Even if the Sentinel ICBM system were eventually built out to all of its proposed 450 silos and 400 deployed missiles, not one of these missiles would actually need a LANL-produced pit, ever. Existing W87-0/Mark 21 warheads are adequate in every way, both qualitatively and quantitatively, for this missile. (Less-accurate W78/Mark 12A warheads, made in the 1979-1982 period, are also available, if provisions were made.) By the time the pits in the more-modern W87-0 warheads (built in the 1986-1988 period) begin to "age out," LANL pit production capability will have already itself aged out; NNSA pegs the lifetime of PF-4 as ending at roughly 2045 (see "Risks for Sustainment of PF-4 at LANL, Report to Congress," Nov 2020).

3. In other news...

  • Physics Today has a good article on pit production and related matters ("US nuclear agency struggles with production and costs," David Kramer, May 1 2024). (The magazine's graphics department adapted this graph of historical warhead spending from us, omitting the sources we provided. It should be said that in that graph, future-year estimates are from the FY25 budget request and are unrealistically low -- grossly so.)

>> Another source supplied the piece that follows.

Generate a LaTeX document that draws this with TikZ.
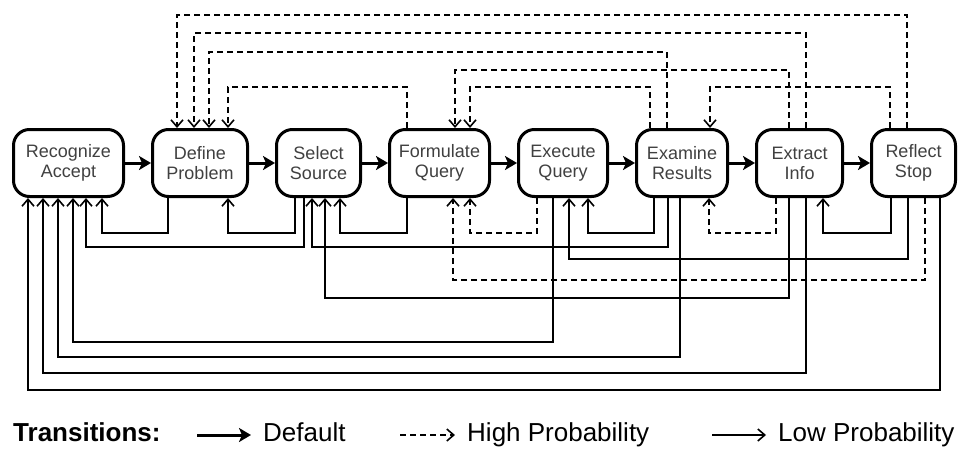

    As noted above (but not quite clear in this article), the estimated start-up costs at the two pit sites are now roughly comparable.
    As an aside, it is obvious from context that the proposed sea-launched cruise missile (SLCM-N) warhead will not come with a new pit.
  • Also on April 10, a former long-time LANL public relations staff member and former Los Alamos County Council member published an op-ed expressing concern over the LANL's transition to an industrial plutonium site ("LANL's transition should concern community," James Rickman, Santa Fe New Mexican, Apr 10, 2024). Rickman's experience and long history of public service in the Los Alamos community make his views more weighty than average. An article Rickman refers to in his op ed is (or should be) eye-opening: "Driver Charged With Possession Of Drugs And Stolen Firearm Following LAPD Response To Reckless Driving Report," Maire O'Neill, Los Alamos Reporter, March 29, 2024. This isn't the first, and won't be the last, report of gun violence and the widespread drug culture in northern New Mexico affecting LANL.
  • Lastly, our recent petition for a Writ of Mandamus that orders the City of Santa Fe to provide its correspondence with LANL during 2023 and most of January 2024 was the subject of a recent article in the Santa Fe New Mexican ("Anti-nuclear group sues Santa Fe for slow records response," Scott Wyland, May 6, 2024). LANL has said, as has NNSA, and as have some city councilors privately, that NNSA is looking at a possible new "minicampus" in or near Santa Fe. This is different, and more than, the three buildings NNSA currently leases in Santa Fe. Pit production may require moving more functions to new locations "off the hill." Please see the further explanation provided in the comment posted along with the article. The cost of any new campus(es) -- a pit-related cost -- is not known or included in any of the above analysis.